Written instruction: Across the entries below, how many lines contain the word "this"? Give the number alone.

*** Rows

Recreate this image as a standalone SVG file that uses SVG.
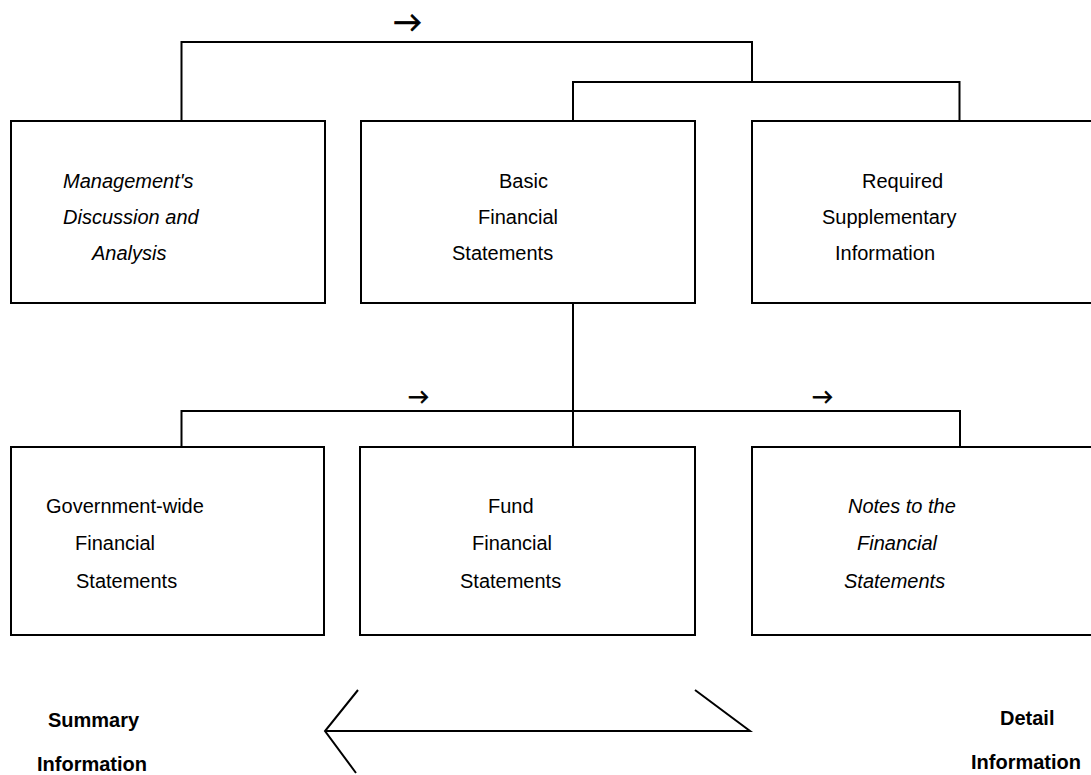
<svg xmlns="http://www.w3.org/2000/svg" width="1091" height="775" viewBox="0 0 1091 775">
<style>
.box{fill:#fff;stroke:#000;stroke-width:2}
.ln{fill:none;stroke:#000;stroke-width:2}
.t{font-family:"Liberation Sans",Arial,sans-serif;font-size:20px;fill:#000}
.i{font-style:italic}
.b{font-weight:bold}
.ar{fill:#000;stroke:#000;stroke-width:0.8;font-family:Lato,"DejaVu Sans",sans-serif}
</style>
<rect width="1091" height="775" fill="#fff"/>
<g id="connectors">
<polyline class="ln" points="181.5,121 181.5,42 752,42 752,82"/>
<polyline class="ln" points="573,121 573,82 959.5,82 959.5,121"/>
<line class="ln" x1="573" y1="303" x2="573" y2="447" stroke-width="1.5"/>
<polyline class="ln" points="181.5,447 181.5,411 960,411 960,447"/>
<text class="ar" x="393" y="32" font-size="29">→</text>
<text class="ar" x="408" y="404" font-size="21">→</text>
<text class="ar" x="812" y="404" font-size="21">→</text>
<polyline class="ln" points="358,690 325,731 356,773"/>
<polyline class="ln" points="325,731 750,731 695,690"/>
</g>
<g id="mda">
<rect class="box" x="11" y="121" width="314" height="182"/>
<text class="t i" x="63" y="188">Management's</text>
<text class="t i" x="63" y="224">Discussion and</text>
<text class="t i" x="92" y="260">Analysis</text>
</g>
<g id="basic">
<rect class="box" x="361" y="121" width="334" height="182"/>
<text class="t" x="499" y="188">Basic</text>
<text class="t" x="478" y="224">Financial</text>
<text class="t" x="452" y="260">Statements</text>
</g>
<g id="rsi">
<rect class="box" x="752" y="121" width="345" height="182"/>
<text class="t" x="862" y="188">Required</text>
<text class="t" x="822" y="224">Supplementary</text>
<text class="t" x="835" y="260">Information</text>
</g>
<g id="gov">
<rect class="box" x="11" y="447" width="313" height="188"/>
<text class="t" x="46" y="513">Government-wide</text>
<text class="t" x="75" y="550">Financial</text>
<text class="t" x="76" y="588">Statements</text>
</g>
<g id="fund">
<rect class="box" x="360" y="447" width="335" height="188"/>
<text class="t" x="488" y="513">Fund</text>
<text class="t" x="472" y="550">Financial</text>
<text class="t" x="460" y="588">Statements</text>
</g>
<g id="notes">
<rect class="box" x="752" y="447" width="345" height="188"/>
<text class="t i" x="848" y="513">Notes to the</text>
<text class="t i" x="857" y="550">Financial</text>
<text class="t i" x="844" y="588">Statements</text>
</g>
<g id="summary">
<text class="t b" x="48" y="727">Summary</text>
<text class="t b" x="37" y="771">Information</text>
</g>
<g id="detail">
<text class="t b" x="1000" y="725">Detail</text>
<text class="t b" x="971" y="769">Information</text>
</g>
</svg>
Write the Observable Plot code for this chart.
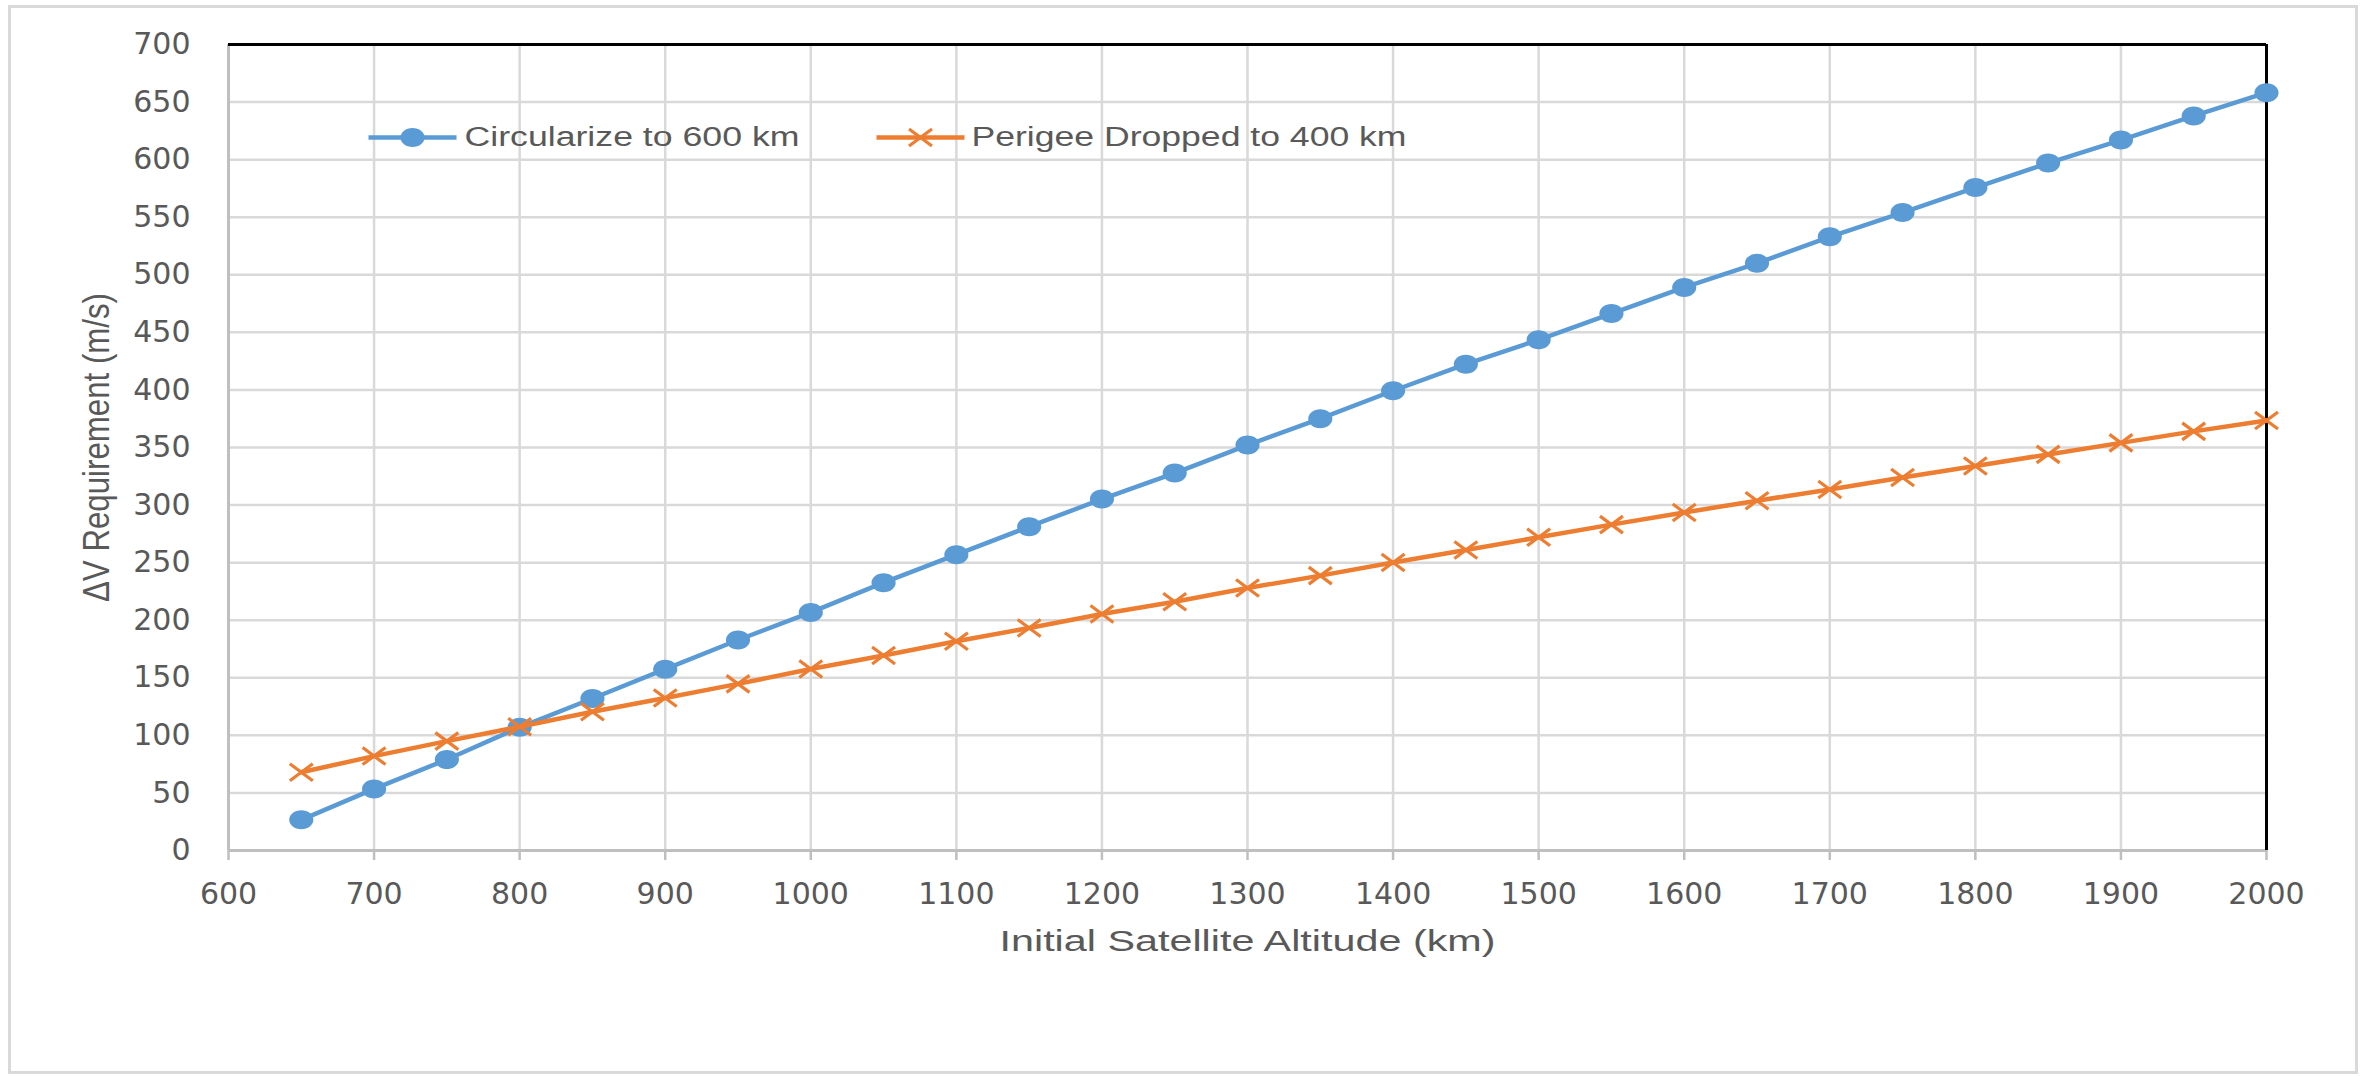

******

Task output: 2